It turns out, all that awkwardness and questioning and curiosity I carried with me over the decades like a wooden-nickel was useless. Cecil is my dad and his brother came out on the DNA test as "Uncle," it didn't read "Daddy-uncle" or anything close to daddy, much like my uncle said all of the many years, all along. My uncle is my uncle and no more. If you read this uncle, sorry I doubted you.
Knowing the truth now feels weird. I'm not happy or sad, nor disappointed or elated. I didn't know what to expect, I didn't really consider how I would feel, one way or the other. It just feels, weird. Almost numb, but yes tonight, weird. Maybe a little disoriented?

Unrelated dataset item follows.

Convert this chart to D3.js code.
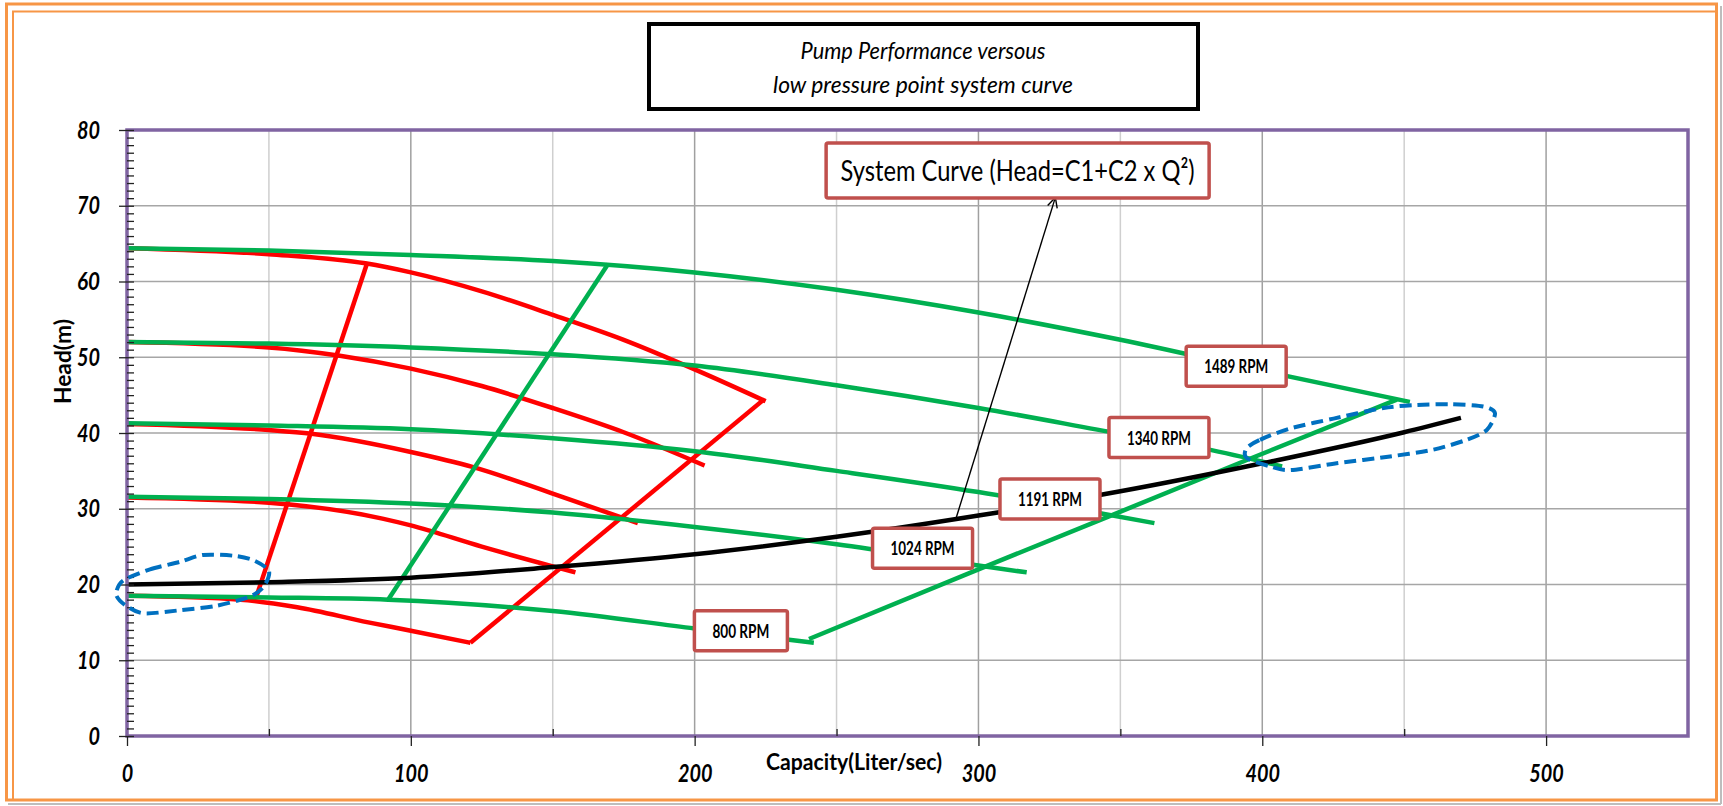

It is rather strange in a sense after these years of wondering about it to finally have a definitive answer, and I suppose you could say to have closure now too. I guess I should feel embarrassed for considering, contemplating, or entertaining the idea that my uncle could've fathered me. I need to forgive the 11 year old Craig who tried to make sense of a completely messed up situation. Honestly, instead of feeling embarrassed, I'm more disappointed in Cecil for sharing the ugly family secret that my mom was unfaithful and for causing me so much self-doubt throughout my childhood and adult life.
By no sense was I traumatized by this, it's dysfunctional but not detrimental, but the burden of carrying this question for so long and the tension and the fracture/division this caused ruptures family dynamics and has had ripple effects. It caused me trust-issues with female relationships as a young adult, and it certainly disrupted family ties along the way.
If there's a lesson to be learned here, some piece of wisdom I could distill and syphon off for you, I'm not aware of it yet. I guess at this point I'd say, be cautious with what you burden your offspring with, be attentive to your spouses, and be willing to be proved wrong about ideas you hold to.